Ebola disrupts Liberia birth records, poses trafficking threat-un
Aug 11, 2015 The U.N. children’s agency UNICEF recently revealed that the Ebola outbreak has disrupted to a great proportion of birth registrations in Liberia, due to the closure of several health facilities. This situation effectively leaves thousands of children without citizenship and exposes them to the dangers of being trafficked or illegally adopted
According to UNICEF, the number of birth registrations fell from 79,000 in 2013 to 48,000 in 2014 and only 700 children had their births registered between January and May this year.

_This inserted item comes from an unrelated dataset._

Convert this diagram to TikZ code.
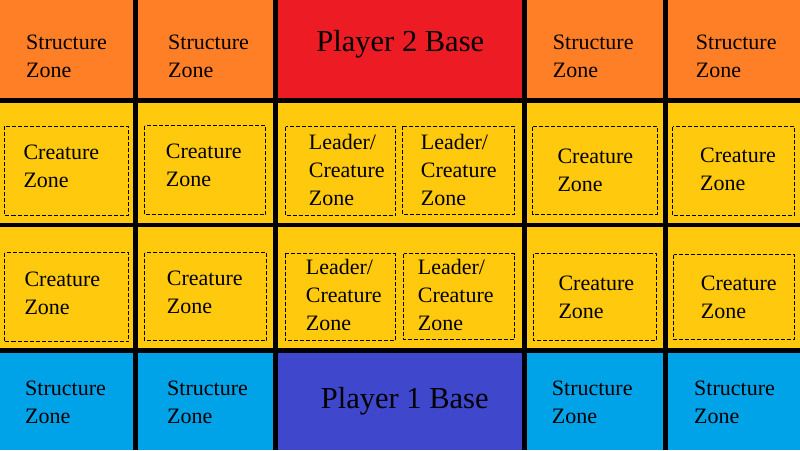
\documentclass[tikz,border=0pt]{standalone}
\usepackage{fontspec}
\setmainfont{Liberation Serif}
\definecolor{porange}{HTML}{FF7F27}
\definecolor{pred}{HTML}{ED1C24}
\definecolor{pyellow}{HTML}{FFC90E}
\definecolor{pblue}{HTML}{00A2E8}
\definecolor{pindigo}{HTML}{3F48CC}
\newcommand\mylines[1]{\vtop{#1}}
\tikzset{
  zonetxt/.style={anchor=base west, inner sep=0pt, font=\fontsize{22}{28}\selectfont},
  basetxt/.style={anchor=base, inner sep=0pt, font=\fontsize{30.5}{36}\selectfont},
  dashbox/.style={draw=black, line width=1pt, dash pattern=on 4pt off 2pt},
  gridline/.style={draw=black, line width=4.6pt},
}
\begin{document}
\begin{tikzpicture}[x=1pt,y=-1pt]
\useasboundingbox (0,0) rectangle (800,450);
% backgrounds
\fill[pyellow] (0,0) rectangle (800,450);
\fill[porange] (0,0) rectangle (800,100.5);
\fill[pred] (275.5,0) rectangle (524.5,100.5);
\fill[pblue] (0,350.5) rectangle (800,450);
\fill[pindigo] (275.5,350.5) rectangle (524.5,450);
% dashed zone boxes
\draw[dashbox] (4.5,126) rectangle (128,215);
\draw[dashbox] (144.5,125.5) rectangle (265.5,214.5);
\draw[dashbox] (285.5,126.5) rectangle (395.5,215.5);
\draw[dashbox] (402.5,126) rectangle (514,214.5);
\draw[dashbox] (532.5,126.5) rectangle (657,214);
\draw[dashbox] (672.5,126.5) rectangle (794.5,215);
\draw[dashbox] (4.5,252.5) rectangle (128.5,341.5);
\draw[dashbox] (144.5,252.5) rectangle (266.5,340.5);
\draw[dashbox] (285,253.5) rectangle (395,340.5);
\draw[dashbox] (403.5,253.5) rectangle (514,339.5);
\draw[dashbox] (533.5,253.5) rectangle (656.5,340);
\draw[dashbox] (673.5,254.5) rectangle (794.5,339);
% grid lines
\draw[gridline] (0,100.5) -- (800,100.5);
\draw[gridline] (0,225) -- (800,225);
\draw[gridline] (0,350.5) -- (800,350.5);
\draw[gridline] (135.5,0) -- (135.5,450);
\draw[gridline] (275.5,0) -- (275.5,450);
\draw[gridline] (524.5,0) -- (524.5,450);
\draw[gridline] (665.5,0) -- (665.5,450);
% bases
\node[basetxt] (p2) at (400.3,51.7) {Player 2 Base};
\node[basetxt] (p1) at (404.7,408.3) {Player 1 Base};
% structure zones
\node[zonetxt] (s11) at (26,49) {\mylines{\hbox{Structure}\hbox{Zone}}};
\node[zonetxt] (s12) at (168,49) {\mylines{\hbox{Structure}\hbox{Zone}}};
\node[zonetxt] (s14) at (552.7,49) {\mylines{\hbox{Structure}\hbox{Zone}}};
\node[zonetxt] (s15) at (695.7,49) {\mylines{\hbox{Structure}\hbox{Zone}}};
\node[zonetxt] (s41) at (25,395) {\mylines{\hbox{Structure}\hbox{Zone}}};
\node[zonetxt] (s42) at (167,395) {\mylines{\hbox{Structure}\hbox{Zone}}};
\node[zonetxt] (s44) at (551.7,395) {\mylines{\hbox{Structure}\hbox{Zone}}};
\node[zonetxt] (s45) at (694,395) {\mylines{\hbox{Structure}\hbox{Zone}}};
% creature zones
\node[zonetxt] (c21) at (23.3,159.3) {\mylines{\hbox{Creature}\hbox{Zone}}};
\node[zonetxt] (c22) at (165.7,158.3) {\mylines{\hbox{Creature}\hbox{Zone}}};
\node[zonetxt] (c25) at (557.3,163.3) {\mylines{\hbox{Creature}\hbox{Zone}}};
\node[zonetxt] (c26) at (700,162.5) {\mylines{\hbox{Creature}\hbox{Zone}}};
\node[zonetxt] (c31) at (24.3,286) {\mylines{\hbox{Creature}\hbox{Zone}}};
\node[zonetxt] (c32) at (166.7,285) {\mylines{\hbox{Creature}\hbox{Zone}}};
\node[zonetxt] (c35) at (558.3,290.7) {\mylines{\hbox{Creature}\hbox{Zone}}};
\node[zonetxt] (c36) at (700.7,290) {\mylines{\hbox{Creature}\hbox{Zone}}};
% leader zones
\node[zonetxt] (l21) at (308.7,149) {\mylines{\hbox{Leader/}\hbox{Creature}\hbox{Zone}}};
\node[zonetxt] (l22) at (420.7,149) {\mylines{\hbox{Leader/}\hbox{Creature}\hbox{Zone}}};
\node[zonetxt] (l31) at (305.7,274) {\mylines{\hbox{Leader/}\hbox{Creature}\hbox{Zone}}};
\node[zonetxt] (l32) at (417.7,274) {\mylines{\hbox{Leader/}\hbox{Creature}\hbox{Zone}}};
\end{tikzpicture}
\end{document}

The United Nations Children’s Fund went on to say that it is in the process of revamping the birth registration systems in Liberia ahead of a planned nationwide campaign later this year to reach all children not registered since 2014. This announcement came on the heels of a five-day birth registration and polio vaccination campaign in neighboring Sierra Leone where 250,000 children were registered
Veronica Dixon, a mother of some recently registered children in Bong County, on the outskirts of Monrovia, said:
“It’s important because when you have the child you need to have all the things for them. Maybe you go somewhere and someone asks you, ‘when was the child was born?’ If you don’t know, they’ll give you a hard time. Some people say you can’t come to the hospital for treatment if they don’t know when the child was born. Some don’t know the time. They can only stand there, scratching their heads,”
Liberia was declared Ebola free on May 9 but has now reported several new cases in the past months. Everybody is anxiously anticipating the development of an Ebola vaccine which the WHO recently confirmed is underway.